STREET ASYLUM (1990)
Directed by: Gregory Dark
Written by: John Powers & Gregory Dark
Starring: Wings Hauser, G. Gordon Liddy, Sy Richardson, Alex Cord, Roberta Vazquez & Brion James
Wings Hauser made some mad films. Vice Squad, Nightmare at Noon and The Art of Dying all push the boundaries of taste, absurdness and over-the-top action. But perhaps the maddest film he made (though don't hold me to it, as I've yet to see all his films: something I'm sure I will accomplish at some point!) was Street Asylum. It's not just mad but deranged, sleazy, disturbing and just outright weird. Directed and co-written by one time porn director and king of the 1990s softcore thriller craze Gregory Dark (Secret Games 3, Animal Instincts), Street Asylum takes a walk on the wild and dark side of Los Angeles as Hauser's grizzled cop trawls through the underbelly of LA. But while the film certainly delves into the dirty areas of LA and its characters minds, the makers also throw in a sci-fi twist with Hauser joining an elite squad of cops who have been implanted with some kind of special microchip which sends them into fits of violent rage and unrelenting lust. Yep, this film is pretty mad.
So with Hauser and his various cop partners all micro-chipped up, we go on a wild ride through the seedy streets of LA as no fetish or sexual deviation is left untouched. Inncoent people are gunned down in ultra violent fashion; one of Hauser's partners (Sy Richardson) continuously giggles like a school girl and attempts to hump everything in sight; some rather convincing, grubby and disturbing video footage opens the film showing people being killed and hurt in horrible ways; Hauser bangs a prostitute in a dirty alleyway as his enraged lust takes over; and with so much more weirdness and wrongness going on I need to go and take a shower just thinking about it.
Not really a cop film, not in the traditional sense anyway, and not much of a sci-fi film either despite the brain controlling plot device, one thing Street Asylum certainly is, is a pure exploitation flick. The film often hits hard in delivering seedy scene after seedy scene and it certainly achieves a manic energy that makes one keep watching no matter how crazy and weird things get. There is also a couple of groovy action scenes thrown in as well including an impressive scene where a stunt man it attached to the back of a speeding car by a rope to his foot and flung all over the LA streets in a high speed pursuit. Pretty cool stunt and just as bonkers as everything else is this movie.

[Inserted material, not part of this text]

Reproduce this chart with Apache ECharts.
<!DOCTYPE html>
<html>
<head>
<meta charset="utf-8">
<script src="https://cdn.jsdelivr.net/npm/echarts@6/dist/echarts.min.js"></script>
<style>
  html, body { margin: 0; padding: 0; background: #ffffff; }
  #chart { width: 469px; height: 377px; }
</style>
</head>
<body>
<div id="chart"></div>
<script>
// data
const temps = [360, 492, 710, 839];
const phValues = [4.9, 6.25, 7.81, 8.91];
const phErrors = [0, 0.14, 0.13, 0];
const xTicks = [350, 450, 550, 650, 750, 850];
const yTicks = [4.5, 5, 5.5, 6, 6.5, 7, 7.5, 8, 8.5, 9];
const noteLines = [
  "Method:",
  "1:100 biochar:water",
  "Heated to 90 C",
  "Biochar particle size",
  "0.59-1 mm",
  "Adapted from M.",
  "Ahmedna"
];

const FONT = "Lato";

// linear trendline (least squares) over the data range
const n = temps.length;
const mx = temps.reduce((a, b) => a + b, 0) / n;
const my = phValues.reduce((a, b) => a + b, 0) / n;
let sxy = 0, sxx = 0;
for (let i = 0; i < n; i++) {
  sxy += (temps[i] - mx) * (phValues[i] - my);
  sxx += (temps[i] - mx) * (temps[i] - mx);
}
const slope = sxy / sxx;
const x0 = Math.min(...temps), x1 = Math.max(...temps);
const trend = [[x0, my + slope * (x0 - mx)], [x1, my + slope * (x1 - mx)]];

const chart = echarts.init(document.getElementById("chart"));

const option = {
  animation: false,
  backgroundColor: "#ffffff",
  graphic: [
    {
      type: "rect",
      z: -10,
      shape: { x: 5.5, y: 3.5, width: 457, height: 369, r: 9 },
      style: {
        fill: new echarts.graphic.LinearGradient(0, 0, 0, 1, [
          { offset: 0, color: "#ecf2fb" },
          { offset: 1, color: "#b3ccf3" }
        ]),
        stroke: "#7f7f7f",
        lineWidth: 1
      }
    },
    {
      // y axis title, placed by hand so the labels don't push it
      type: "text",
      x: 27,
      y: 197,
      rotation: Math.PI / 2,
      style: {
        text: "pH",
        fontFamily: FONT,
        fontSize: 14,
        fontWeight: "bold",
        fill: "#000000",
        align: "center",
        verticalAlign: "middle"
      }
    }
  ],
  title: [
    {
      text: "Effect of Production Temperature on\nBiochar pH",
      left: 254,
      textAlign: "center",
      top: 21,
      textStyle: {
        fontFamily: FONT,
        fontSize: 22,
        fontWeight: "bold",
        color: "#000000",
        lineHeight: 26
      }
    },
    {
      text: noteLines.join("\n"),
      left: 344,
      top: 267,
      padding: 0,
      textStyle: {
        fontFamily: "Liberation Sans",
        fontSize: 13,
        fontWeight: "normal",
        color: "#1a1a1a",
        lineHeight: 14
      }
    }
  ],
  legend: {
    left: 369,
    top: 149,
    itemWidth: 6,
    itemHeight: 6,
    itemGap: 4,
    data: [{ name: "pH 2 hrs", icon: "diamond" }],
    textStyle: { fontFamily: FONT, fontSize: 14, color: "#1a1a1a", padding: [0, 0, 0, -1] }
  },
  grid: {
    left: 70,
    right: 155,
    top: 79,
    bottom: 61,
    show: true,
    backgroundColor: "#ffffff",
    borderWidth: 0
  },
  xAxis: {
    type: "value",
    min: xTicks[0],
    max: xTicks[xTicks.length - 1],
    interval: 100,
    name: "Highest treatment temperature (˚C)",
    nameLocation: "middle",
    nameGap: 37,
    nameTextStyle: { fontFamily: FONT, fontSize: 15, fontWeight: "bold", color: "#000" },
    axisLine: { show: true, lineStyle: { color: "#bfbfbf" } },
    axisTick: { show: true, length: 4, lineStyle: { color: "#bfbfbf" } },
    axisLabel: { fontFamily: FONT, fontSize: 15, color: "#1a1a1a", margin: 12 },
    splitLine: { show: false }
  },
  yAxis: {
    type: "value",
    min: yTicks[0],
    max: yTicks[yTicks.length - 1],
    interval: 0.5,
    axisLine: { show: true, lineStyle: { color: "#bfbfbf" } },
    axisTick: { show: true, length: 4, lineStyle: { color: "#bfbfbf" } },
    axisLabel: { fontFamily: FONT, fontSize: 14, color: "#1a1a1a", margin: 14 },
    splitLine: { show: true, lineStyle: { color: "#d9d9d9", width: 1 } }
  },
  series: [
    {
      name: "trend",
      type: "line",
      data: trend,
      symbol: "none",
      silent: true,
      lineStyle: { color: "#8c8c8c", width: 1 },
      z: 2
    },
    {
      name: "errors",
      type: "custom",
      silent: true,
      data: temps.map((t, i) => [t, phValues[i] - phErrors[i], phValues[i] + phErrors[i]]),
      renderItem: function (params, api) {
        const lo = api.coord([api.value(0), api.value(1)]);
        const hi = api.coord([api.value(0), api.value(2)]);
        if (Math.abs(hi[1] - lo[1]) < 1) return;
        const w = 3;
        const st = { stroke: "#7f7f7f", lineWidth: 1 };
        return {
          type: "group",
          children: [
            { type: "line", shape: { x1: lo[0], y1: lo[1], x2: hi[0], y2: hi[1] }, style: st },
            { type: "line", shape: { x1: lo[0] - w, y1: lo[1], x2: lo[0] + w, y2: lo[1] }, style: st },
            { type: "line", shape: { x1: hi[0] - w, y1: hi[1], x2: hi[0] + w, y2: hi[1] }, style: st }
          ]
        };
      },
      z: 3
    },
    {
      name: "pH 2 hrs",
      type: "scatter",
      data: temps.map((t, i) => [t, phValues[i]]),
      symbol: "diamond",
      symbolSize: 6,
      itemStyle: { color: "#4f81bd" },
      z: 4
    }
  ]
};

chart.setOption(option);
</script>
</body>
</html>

Street Asylum is a weird film that could only have come from the late 80s/early 90s that probably had intentions of showing us viewers how fucked up the world and it's people are but will be more remembered for the complete looniness of many of its scenes. Still, despite the bonkers premise and the over-the-top exploitation, Street Asylum still disturbs on some level and, again, proves that Wings Hauser made some mad, mad films.